• [WHAT THE TASK ASKS]: Quote, verbatim, all material below, without pictures.

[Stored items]
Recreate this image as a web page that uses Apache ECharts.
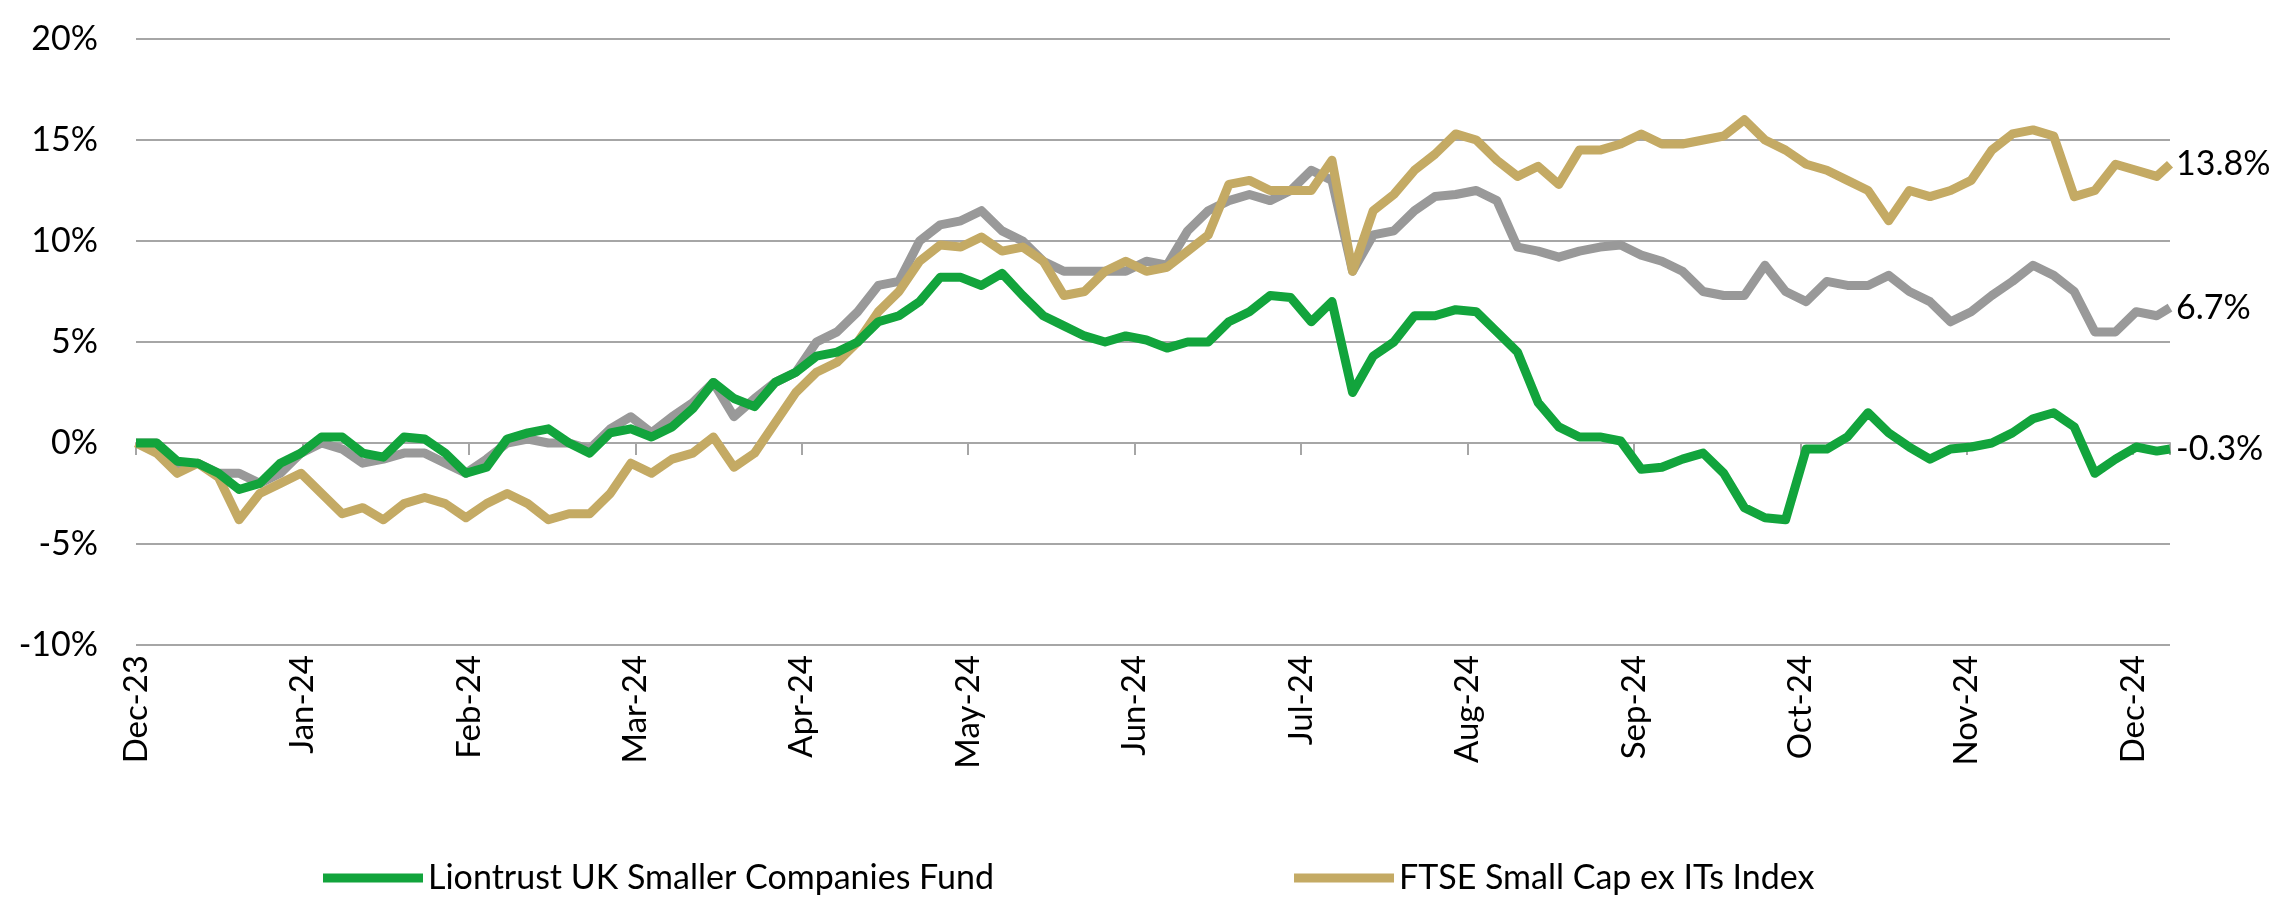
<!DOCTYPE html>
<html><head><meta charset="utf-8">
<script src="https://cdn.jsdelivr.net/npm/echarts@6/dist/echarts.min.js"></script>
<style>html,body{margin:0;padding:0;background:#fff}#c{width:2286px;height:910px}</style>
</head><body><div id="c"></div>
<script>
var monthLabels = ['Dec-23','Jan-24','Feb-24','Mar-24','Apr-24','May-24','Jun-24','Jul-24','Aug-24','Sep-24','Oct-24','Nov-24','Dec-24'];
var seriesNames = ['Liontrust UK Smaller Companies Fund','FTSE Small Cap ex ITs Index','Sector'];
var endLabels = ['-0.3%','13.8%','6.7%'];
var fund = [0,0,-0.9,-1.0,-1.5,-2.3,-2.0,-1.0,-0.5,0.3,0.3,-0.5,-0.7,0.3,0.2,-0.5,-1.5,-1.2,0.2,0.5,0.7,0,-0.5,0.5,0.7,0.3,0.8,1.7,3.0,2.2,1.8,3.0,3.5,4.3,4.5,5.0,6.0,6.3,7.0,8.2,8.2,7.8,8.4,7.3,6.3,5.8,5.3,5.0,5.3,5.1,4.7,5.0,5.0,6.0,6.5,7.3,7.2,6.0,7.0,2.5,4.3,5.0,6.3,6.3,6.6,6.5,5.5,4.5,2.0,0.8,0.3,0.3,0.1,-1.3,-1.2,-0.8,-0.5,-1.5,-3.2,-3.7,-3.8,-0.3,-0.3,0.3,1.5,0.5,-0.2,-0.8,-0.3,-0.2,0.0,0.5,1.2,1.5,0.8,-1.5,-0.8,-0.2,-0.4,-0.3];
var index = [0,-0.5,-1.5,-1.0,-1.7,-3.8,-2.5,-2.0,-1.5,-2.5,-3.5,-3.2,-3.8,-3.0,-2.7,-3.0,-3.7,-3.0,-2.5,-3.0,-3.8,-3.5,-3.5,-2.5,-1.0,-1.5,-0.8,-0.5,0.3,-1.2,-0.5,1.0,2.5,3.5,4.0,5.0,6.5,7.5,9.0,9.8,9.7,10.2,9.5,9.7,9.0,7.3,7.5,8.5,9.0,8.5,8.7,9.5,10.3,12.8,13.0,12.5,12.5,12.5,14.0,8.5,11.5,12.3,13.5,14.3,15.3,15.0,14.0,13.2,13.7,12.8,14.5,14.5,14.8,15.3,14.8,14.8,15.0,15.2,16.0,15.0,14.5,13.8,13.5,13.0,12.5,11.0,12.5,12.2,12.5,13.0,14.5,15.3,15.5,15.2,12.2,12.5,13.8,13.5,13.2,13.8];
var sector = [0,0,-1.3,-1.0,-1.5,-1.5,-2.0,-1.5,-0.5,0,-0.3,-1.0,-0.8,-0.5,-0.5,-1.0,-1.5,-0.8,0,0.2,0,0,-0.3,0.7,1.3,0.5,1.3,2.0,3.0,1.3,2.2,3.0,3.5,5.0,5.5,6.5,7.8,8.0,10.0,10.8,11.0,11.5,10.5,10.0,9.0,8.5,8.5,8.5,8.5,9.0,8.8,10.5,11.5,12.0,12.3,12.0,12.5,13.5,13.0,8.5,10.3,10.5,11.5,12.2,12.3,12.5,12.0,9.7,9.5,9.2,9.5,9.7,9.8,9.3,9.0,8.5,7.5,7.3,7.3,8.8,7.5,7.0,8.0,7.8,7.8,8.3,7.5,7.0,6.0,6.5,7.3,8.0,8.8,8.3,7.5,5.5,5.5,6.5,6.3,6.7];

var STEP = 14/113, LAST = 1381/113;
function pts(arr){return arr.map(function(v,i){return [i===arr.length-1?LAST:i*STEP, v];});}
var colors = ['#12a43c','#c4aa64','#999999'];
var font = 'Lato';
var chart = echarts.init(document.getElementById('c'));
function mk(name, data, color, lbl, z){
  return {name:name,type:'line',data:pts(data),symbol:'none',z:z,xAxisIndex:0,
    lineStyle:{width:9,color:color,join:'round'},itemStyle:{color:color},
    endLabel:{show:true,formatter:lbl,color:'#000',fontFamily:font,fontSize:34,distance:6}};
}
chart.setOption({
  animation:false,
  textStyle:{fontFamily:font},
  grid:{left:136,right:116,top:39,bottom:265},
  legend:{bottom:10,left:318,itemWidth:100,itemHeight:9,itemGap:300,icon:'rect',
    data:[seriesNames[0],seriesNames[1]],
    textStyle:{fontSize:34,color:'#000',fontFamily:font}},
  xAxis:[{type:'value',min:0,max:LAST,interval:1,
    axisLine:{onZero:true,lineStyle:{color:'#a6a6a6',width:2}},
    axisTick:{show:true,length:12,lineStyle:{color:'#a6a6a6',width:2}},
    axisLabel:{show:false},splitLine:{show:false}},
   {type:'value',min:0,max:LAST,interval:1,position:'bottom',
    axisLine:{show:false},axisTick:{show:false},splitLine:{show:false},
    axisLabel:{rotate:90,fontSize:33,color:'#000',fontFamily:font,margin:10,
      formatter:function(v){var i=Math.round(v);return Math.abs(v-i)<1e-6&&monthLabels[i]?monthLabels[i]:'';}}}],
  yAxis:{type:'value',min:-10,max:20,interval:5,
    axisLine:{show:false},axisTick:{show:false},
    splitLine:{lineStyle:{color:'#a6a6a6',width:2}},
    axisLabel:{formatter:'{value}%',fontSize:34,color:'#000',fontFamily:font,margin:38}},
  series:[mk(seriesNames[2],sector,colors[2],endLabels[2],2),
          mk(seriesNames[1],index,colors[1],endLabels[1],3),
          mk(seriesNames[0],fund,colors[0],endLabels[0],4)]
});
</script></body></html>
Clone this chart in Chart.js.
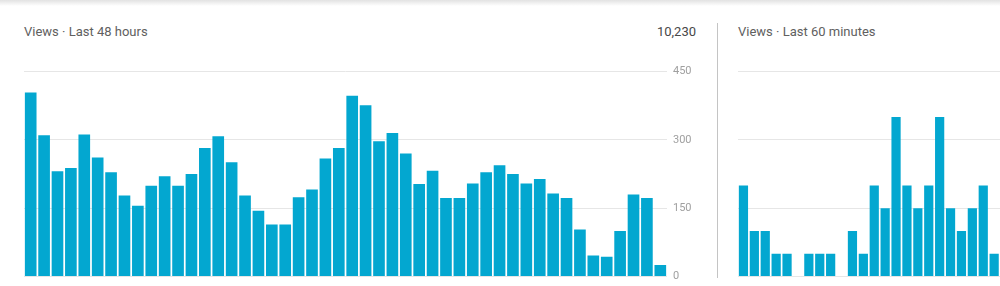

• [RESPONSE TO THE TASK]:
Recreate this image as a web page that uses Apache ECharts.
<!DOCTYPE html>
<html><head><meta charset="utf-8">
<script src="https://cdn.jsdelivr.net/npm/echarts@6/dist/echarts.min.js"></script>
<style>html,body{margin:0;padding:0;background:#fff}#c{width:2286px;height:910px}</style>
</head><body><div id="c"></div>
<script>
var monthLabels = ['Dec-23','Jan-24','Feb-24','Mar-24','Apr-24','May-24','Jun-24','Jul-24','Aug-24','Sep-24','Oct-24','Nov-24','Dec-24'];
var seriesNames = ['Liontrust UK Smaller Companies Fund','FTSE Small Cap ex ITs Index','Sector'];
var endLabels = ['-0.3%','13.8%','6.7%'];
var fund = [0,0,-0.9,-1.0,-1.5,-2.3,-2.0,-1.0,-0.5,0.3,0.3,-0.5,-0.7,0.3,0.2,-0.5,-1.5,-1.2,0.2,0.5,0.7,0,-0.5,0.5,0.7,0.3,0.8,1.7,3.0,2.2,1.8,3.0,3.5,4.3,4.5,5.0,6.0,6.3,7.0,8.2,8.2,7.8,8.4,7.3,6.3,5.8,5.3,5.0,5.3,5.1,4.7,5.0,5.0,6.0,6.5,7.3,7.2,6.0,7.0,2.5,4.3,5.0,6.3,6.3,6.6,6.5,5.5,4.5,2.0,0.8,0.3,0.3,0.1,-1.3,-1.2,-0.8,-0.5,-1.5,-3.2,-3.7,-3.8,-0.3,-0.3,0.3,1.5,0.5,-0.2,-0.8,-0.3,-0.2,0.0,0.5,1.2,1.5,0.8,-1.5,-0.8,-0.2,-0.4,-0.3];
var index = [0,-0.5,-1.5,-1.0,-1.7,-3.8,-2.5,-2.0,-1.5,-2.5,-3.5,-3.2,-3.8,-3.0,-2.7,-3.0,-3.7,-3.0,-2.5,-3.0,-3.8,-3.5,-3.5,-2.5,-1.0,-1.5,-0.8,-0.5,0.3,-1.2,-0.5,1.0,2.5,3.5,4.0,5.0,6.5,7.5,9.0,9.8,9.7,10.2,9.5,9.7,9.0,7.3,7.5,8.5,9.0,8.5,8.7,9.5,10.3,12.8,13.0,12.5,12.5,12.5,14.0,8.5,11.5,12.3,13.5,14.3,15.3,15.0,14.0,13.2,13.7,12.8,14.5,14.5,14.8,15.3,14.8,14.8,15.0,15.2,16.0,15.0,14.5,13.8,13.5,13.0,12.5,11.0,12.5,12.2,12.5,13.0,14.5,15.3,15.5,15.2,12.2,12.5,13.8,13.5,13.2,13.8];
var sector = [0,0,-1.3,-1.0,-1.5,-1.5,-2.0,-1.5,-0.5,0,-0.3,-1.0,-0.8,-0.5,-0.5,-1.0,-1.5,-0.8,0,0.2,0,0,-0.3,0.7,1.3,0.5,1.3,2.0,3.0,1.3,2.2,3.0,3.5,5.0,5.5,6.5,7.8,8.0,10.0,10.8,11.0,11.5,10.5,10.0,9.0,8.5,8.5,8.5,8.5,9.0,8.8,10.5,11.5,12.0,12.3,12.0,12.5,13.5,13.0,8.5,10.3,10.5,11.5,12.2,12.3,12.5,12.0,9.7,9.5,9.2,9.5,9.7,9.8,9.3,9.0,8.5,7.5,7.3,7.3,8.8,7.5,7.0,8.0,7.8,7.8,8.3,7.5,7.0,6.0,6.5,7.3,8.0,8.8,8.3,7.5,5.5,5.5,6.5,6.3,6.7];

var STEP = 14/113, LAST = 1381/113;
function pts(arr){return arr.map(function(v,i){return [i===arr.length-1?LAST:i*STEP, v];});}
var colors = ['#12a43c','#c4aa64','#999999'];
var font = 'Lato';
var chart = echarts.init(document.getElementById('c'));
function mk(name, data, color, lbl, z){
  return {name:name,type:'line',data:pts(data),symbol:'none',z:z,xAxisIndex:0,
    lineStyle:{width:9,color:color,join:'round'},itemStyle:{color:color},
    endLabel:{show:true,formatter:lbl,color:'#000',fontFamily:font,fontSize:34,distance:6}};
}
chart.setOption({
  animation:false,
  textStyle:{fontFamily:font},
  grid:{left:136,right:116,top:39,bottom:265},
  legend:{bottom:10,left:318,itemWidth:100,itemHeight:9,itemGap:300,icon:'rect',
    data:[seriesNames[0],seriesNames[1]],
    textStyle:{fontSize:34,color:'#000',fontFamily:font}},
  xAxis:[{type:'value',min:0,max:LAST,interval:1,
    axisLine:{onZero:true,lineStyle:{color:'#a6a6a6',width:2}},
    axisTick:{show:true,length:12,lineStyle:{color:'#a6a6a6',width:2}},
    axisLabel:{show:false},splitLine:{show:false}},
   {type:'value',min:0,max:LAST,interval:1,position:'bottom',
    axisLine:{show:false},axisTick:{show:false},splitLine:{show:false},
    axisLabel:{rotate:90,fontSize:33,color:'#000',fontFamily:font,margin:10,
      formatter:function(v){var i=Math.round(v);return Math.abs(v-i)<1e-6&&monthLabels[i]?monthLabels[i]:'';}}}],
  yAxis:{type:'value',min:-10,max:20,interval:5,
    axisLine:{show:false},axisTick:{show:false},
    splitLine:{lineStyle:{color:'#a6a6a6',width:2}},
    axisLabel:{formatter:'{value}%',fontSize:34,color:'#000',fontFamily:font,margin:38}},
  series:[mk(seriesNames[2],sector,colors[2],endLabels[2],2),
          mk(seriesNames[1],index,colors[1],endLabels[1],3),
          mk(seriesNames[0],fund,colors[0],endLabels[0],4)]
});
</script></body></html>
Clone this chart in Chart.js.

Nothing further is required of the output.